+++ Records shown +++

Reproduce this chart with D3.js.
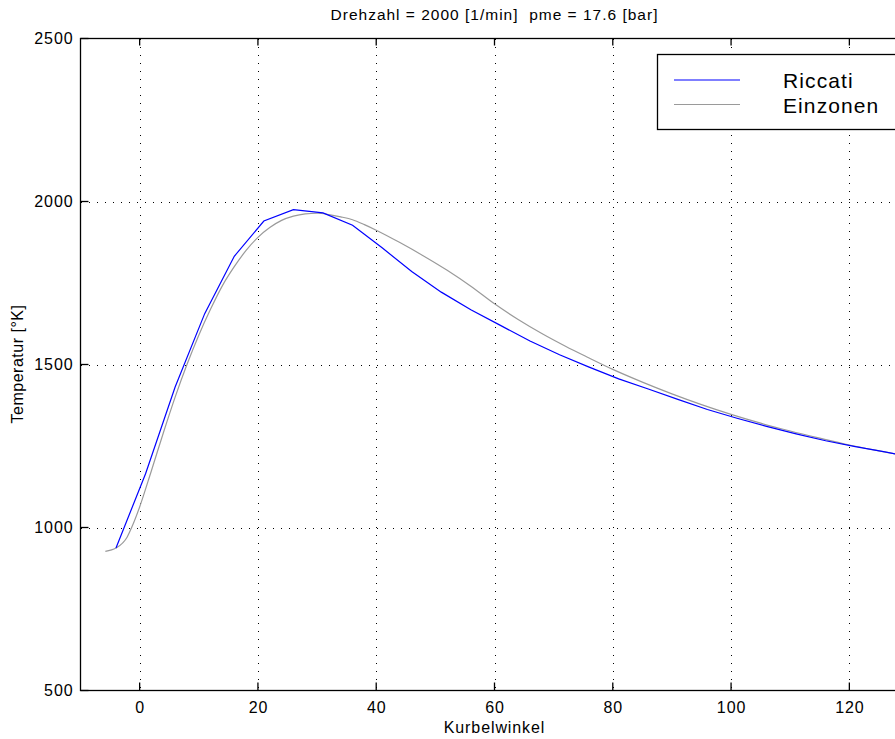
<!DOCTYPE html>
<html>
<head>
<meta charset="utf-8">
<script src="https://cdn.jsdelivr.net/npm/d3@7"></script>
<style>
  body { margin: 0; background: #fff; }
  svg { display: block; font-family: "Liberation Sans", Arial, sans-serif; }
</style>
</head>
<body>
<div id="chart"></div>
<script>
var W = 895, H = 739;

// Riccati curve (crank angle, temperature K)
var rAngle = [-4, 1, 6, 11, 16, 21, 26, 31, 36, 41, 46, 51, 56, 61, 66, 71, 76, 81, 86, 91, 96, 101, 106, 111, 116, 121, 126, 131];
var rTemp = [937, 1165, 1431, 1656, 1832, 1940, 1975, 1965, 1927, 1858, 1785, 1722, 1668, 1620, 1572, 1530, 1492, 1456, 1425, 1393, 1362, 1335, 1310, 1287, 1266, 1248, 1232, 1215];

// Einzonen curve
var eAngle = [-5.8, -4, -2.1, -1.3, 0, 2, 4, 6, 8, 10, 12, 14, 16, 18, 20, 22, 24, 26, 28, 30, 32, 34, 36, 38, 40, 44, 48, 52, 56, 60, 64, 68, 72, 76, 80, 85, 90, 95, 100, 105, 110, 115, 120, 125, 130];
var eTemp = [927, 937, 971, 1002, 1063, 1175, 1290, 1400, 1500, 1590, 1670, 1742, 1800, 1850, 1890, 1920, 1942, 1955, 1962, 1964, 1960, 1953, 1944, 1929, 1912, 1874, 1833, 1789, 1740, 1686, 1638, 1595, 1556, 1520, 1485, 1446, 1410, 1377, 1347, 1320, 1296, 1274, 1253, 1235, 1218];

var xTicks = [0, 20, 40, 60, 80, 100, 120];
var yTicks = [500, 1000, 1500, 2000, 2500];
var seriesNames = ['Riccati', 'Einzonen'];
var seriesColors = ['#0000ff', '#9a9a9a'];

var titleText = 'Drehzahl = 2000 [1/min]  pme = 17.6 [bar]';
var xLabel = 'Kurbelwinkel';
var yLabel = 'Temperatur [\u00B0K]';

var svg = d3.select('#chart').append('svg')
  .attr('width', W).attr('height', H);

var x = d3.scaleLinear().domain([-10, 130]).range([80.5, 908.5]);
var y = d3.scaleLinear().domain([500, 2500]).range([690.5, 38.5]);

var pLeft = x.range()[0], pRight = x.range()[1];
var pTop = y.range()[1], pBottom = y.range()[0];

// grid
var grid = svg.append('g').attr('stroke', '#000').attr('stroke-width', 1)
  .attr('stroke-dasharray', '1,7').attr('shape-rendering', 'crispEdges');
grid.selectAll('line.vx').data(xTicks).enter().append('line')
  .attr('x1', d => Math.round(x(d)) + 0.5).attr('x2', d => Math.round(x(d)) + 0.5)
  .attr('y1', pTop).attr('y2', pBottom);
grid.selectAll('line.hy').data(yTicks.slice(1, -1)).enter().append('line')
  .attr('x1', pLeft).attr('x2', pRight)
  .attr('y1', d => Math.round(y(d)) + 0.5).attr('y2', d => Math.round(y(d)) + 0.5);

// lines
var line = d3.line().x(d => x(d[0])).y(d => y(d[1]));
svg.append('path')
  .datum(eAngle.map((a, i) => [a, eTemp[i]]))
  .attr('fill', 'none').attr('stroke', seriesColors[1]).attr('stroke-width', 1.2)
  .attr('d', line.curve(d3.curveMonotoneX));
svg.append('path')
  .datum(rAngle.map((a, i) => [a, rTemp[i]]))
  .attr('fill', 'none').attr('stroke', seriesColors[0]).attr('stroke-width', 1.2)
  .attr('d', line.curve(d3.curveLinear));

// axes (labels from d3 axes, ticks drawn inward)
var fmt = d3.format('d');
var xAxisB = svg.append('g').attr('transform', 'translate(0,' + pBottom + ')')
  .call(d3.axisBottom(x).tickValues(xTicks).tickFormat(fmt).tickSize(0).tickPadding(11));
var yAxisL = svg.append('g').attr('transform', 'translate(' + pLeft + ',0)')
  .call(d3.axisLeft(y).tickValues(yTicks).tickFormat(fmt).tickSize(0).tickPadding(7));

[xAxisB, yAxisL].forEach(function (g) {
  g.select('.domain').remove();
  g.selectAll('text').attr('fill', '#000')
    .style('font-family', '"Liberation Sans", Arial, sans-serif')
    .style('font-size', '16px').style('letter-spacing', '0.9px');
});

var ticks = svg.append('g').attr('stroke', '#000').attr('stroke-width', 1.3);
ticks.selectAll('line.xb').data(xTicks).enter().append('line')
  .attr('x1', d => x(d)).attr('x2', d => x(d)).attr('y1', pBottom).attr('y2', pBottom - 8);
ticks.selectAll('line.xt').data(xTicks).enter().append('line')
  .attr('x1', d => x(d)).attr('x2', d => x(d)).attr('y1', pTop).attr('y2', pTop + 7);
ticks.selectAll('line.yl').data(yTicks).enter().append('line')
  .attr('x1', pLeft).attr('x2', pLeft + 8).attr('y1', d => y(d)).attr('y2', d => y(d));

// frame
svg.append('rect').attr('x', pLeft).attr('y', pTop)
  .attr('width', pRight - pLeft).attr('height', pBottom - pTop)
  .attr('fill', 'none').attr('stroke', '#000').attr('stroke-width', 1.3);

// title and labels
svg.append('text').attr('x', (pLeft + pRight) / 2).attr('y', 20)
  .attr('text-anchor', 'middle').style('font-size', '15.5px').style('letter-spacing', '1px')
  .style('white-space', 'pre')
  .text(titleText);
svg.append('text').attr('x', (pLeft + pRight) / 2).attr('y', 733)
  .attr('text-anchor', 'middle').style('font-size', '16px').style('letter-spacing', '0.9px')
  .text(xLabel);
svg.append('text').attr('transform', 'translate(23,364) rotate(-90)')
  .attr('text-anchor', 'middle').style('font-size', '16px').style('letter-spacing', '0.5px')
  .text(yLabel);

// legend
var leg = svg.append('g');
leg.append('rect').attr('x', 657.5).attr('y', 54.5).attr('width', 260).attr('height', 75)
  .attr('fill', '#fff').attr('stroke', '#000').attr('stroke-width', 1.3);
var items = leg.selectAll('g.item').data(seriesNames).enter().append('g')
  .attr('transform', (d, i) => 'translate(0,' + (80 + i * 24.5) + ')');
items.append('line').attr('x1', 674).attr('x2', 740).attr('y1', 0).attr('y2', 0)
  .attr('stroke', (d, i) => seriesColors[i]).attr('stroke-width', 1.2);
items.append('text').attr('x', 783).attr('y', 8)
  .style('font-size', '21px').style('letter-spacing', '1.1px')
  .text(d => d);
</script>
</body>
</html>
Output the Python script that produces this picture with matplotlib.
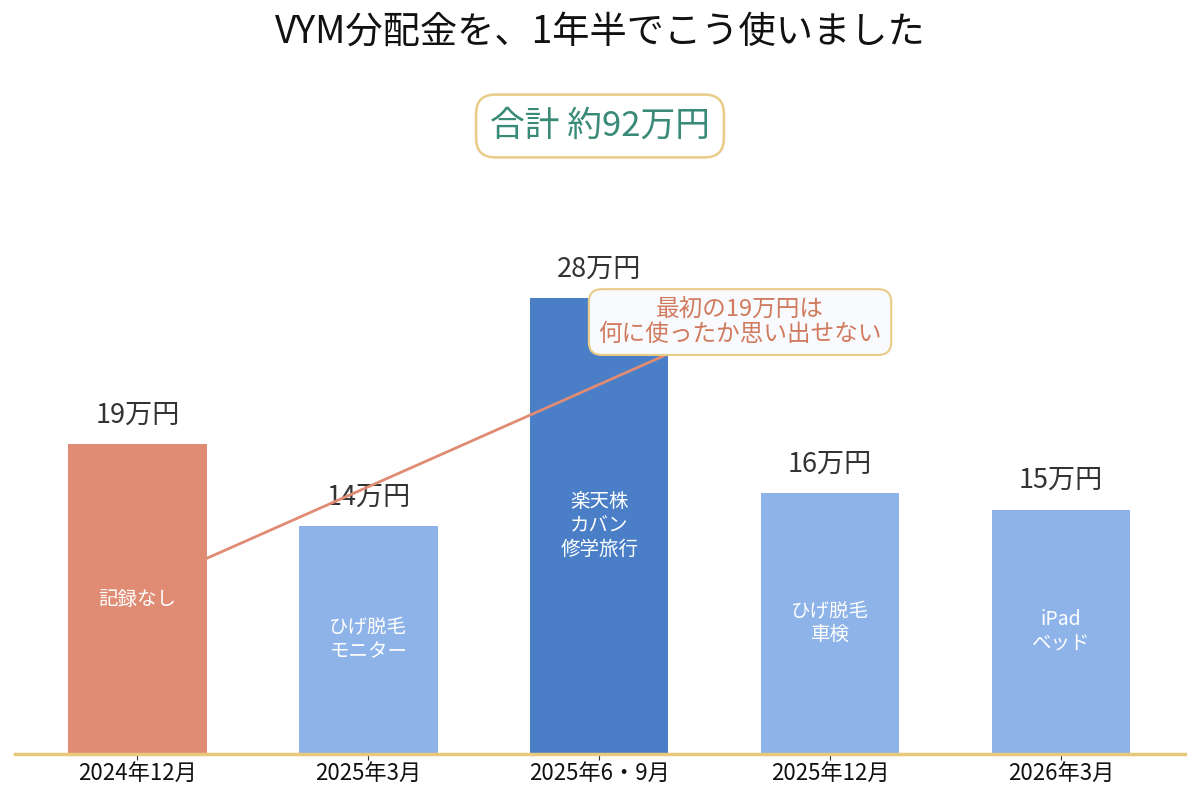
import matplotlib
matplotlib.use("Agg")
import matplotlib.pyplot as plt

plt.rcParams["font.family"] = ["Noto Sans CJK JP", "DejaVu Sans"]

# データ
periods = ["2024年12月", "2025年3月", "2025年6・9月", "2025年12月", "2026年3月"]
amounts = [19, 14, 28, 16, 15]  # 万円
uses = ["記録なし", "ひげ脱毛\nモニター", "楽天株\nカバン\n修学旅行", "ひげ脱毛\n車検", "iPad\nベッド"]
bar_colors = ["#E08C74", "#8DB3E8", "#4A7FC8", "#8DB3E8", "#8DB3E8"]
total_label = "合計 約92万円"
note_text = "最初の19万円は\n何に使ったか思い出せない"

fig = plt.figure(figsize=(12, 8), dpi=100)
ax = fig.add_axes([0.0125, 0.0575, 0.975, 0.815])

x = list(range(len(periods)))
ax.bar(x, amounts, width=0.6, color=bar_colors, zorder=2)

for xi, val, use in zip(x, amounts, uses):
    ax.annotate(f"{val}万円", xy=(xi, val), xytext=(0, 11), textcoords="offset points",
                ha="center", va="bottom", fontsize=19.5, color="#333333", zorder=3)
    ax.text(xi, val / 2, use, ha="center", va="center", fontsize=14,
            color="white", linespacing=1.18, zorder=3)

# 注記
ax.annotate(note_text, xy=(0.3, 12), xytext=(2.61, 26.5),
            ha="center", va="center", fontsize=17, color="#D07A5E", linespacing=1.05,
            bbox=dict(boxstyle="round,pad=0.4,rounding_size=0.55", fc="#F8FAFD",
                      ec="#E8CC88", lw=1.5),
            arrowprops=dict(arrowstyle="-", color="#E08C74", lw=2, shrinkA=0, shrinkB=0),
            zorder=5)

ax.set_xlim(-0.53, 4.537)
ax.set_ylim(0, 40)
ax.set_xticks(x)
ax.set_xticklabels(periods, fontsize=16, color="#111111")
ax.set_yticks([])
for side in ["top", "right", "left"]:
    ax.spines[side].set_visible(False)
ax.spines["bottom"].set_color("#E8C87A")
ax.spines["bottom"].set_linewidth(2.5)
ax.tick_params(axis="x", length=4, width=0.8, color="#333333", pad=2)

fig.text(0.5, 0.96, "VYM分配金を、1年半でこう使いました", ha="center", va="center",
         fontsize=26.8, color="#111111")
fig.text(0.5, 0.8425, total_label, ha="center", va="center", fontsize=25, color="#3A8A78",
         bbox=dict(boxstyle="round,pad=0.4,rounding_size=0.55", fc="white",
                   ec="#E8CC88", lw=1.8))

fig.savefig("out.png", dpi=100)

+++

[What you are asked to do] Restate each line from the start of the listing through the line bearing "var yLabel = 'Temperatur [\u00B0K]';" word for word. Drop the pictures.

[Solution to the exercise]
Reproduce this chart with D3.js.
<!DOCTYPE html>
<html>
<head>
<meta charset="utf-8">
<script src="https://cdn.jsdelivr.net/npm/d3@7"></script>
<style>
  body { margin: 0; background: #fff; }
  svg { display: block; font-family: "Liberation Sans", Arial, sans-serif; }
</style>
</head>
<body>
<div id="chart"></div>
<script>
var W = 895, H = 739;

// Riccati curve (crank angle, temperature K)
var rAngle = [-4, 1, 6, 11, 16, 21, 26, 31, 36, 41, 46, 51, 56, 61, 66, 71, 76, 81, 86, 91, 96, 101, 106, 111, 116, 121, 126, 131];
var rTemp = [937, 1165, 1431, 1656, 1832, 1940, 1975, 1965, 1927, 1858, 1785, 1722, 1668, 1620, 1572, 1530, 1492, 1456, 1425, 1393, 1362, 1335, 1310, 1287, 1266, 1248, 1232, 1215];

// Einzonen curve
var eAngle = [-5.8, -4, -2.1, -1.3, 0, 2, 4, 6, 8, 10, 12, 14, 16, 18, 20, 22, 24, 26, 28, 30, 32, 34, 36, 38, 40, 44, 48, 52, 56, 60, 64, 68, 72, 76, 80, 85, 90, 95, 100, 105, 110, 115, 120, 125, 130];
var eTemp = [927, 937, 971, 1002, 1063, 1175, 1290, 1400, 1500, 1590, 1670, 1742, 1800, 1850, 1890, 1920, 1942, 1955, 1962, 1964, 1960, 1953, 1944, 1929, 1912, 1874, 1833, 1789, 1740, 1686, 1638, 1595, 1556, 1520, 1485, 1446, 1410, 1377, 1347, 1320, 1296, 1274, 1253, 1235, 1218];

var xTicks = [0, 20, 40, 60, 80, 100, 120];
var yTicks = [500, 1000, 1500, 2000, 2500];
var seriesNames = ['Riccati', 'Einzonen'];
var seriesColors = ['#0000ff', '#9a9a9a'];

var titleText = 'Drehzahl = 2000 [1/min]  pme = 17.6 [bar]';
var xLabel = 'Kurbelwinkel';
var yLabel = 'Temperatur [\u00B0K]';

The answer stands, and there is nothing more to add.